Não será outro o primeiro gesto do sumo poder presidencial que o de levar à emenda constitucional a condenação do casamento gay, no caminho de outros anátemas a barrar conquistas fundamentais dos direitos humanos e do feminismo, dos EUA da tradição democrata rooseveltiana, enraizada nos founding fathers . Foi esse arrasto geológico-político que se consumou no 2 de novembro, a ponto de transformar a palavra liberal num palavrão, e deixar o discurso de Kerry às portas do perigo de um novo macartismo, no uníssono dos evangélicos sobre a caça aos terroristas e a guerra de cem anos que o mandato abre - em branco - ao presidente da cruzada sem fim.
A História não deparou ainda este império todo-poderoso, e ao mesmo tempo apavorado - ao contrário da tranqüilidade romana, contra os bárbaros dos confins. De cabeça feita, uniforme, pela descomunal expropriação mediática do que pense a população. Da absoluta rejeição do exterior ou, sobretudo, de qualquer papel para as Nações Unidas frente à soberania americana.

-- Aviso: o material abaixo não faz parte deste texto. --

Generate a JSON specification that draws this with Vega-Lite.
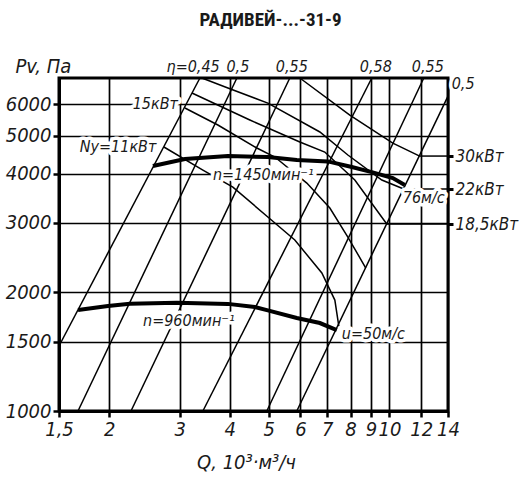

Bush também sai do pleito sem nenhuma cobrança interna imediata do país que nele votou. Como ficam os outros Estados Unidos que, por uma vez, sabe que não há o retorno de praxe às reconciliações pós-eleitorais? A força do país progressista sabe que ecoa hoje maciça expectativa mundial. Kerry se tornou fiador e, ao mesmo tempo, prisioneiro do seu próprio diagnóstico de um racha, podendo chegar ao Armagedon. E os ouvidos surdos do contendor vitorioso lhe obrigam a encampar, desde logo, a vigília da lucidez perdedora.
Não se exclua de logo a possibilidade de assumir a liderança democrata no Senado, neste comportamento magnificamente inovador de manter à tona o poder democrático do confronto verdadeiro, que, aliás, lhe deu estatura nacional.
Não há, talvez, papel mais criador para que um liberal cumpra nos Estados Unidos agora, enquanto o país não volta à geléia geral pós-eleitoral. Impede-se, assim, a oposição de cair nas mãos de um radicalismo das esquerdas, que despontam para uma virulência inédita, com militância só comparável nas tribos religiosas do coração continental do país.
Kerry tem um prazo contra o relógio para acabar de dizer ao que veio, no relance em que se começa a perceber a América questionadora, laica, de Jefferson e Wilson - e não do monótono cantochão domingueiro, que começa a entoar o sacro império do século XXI.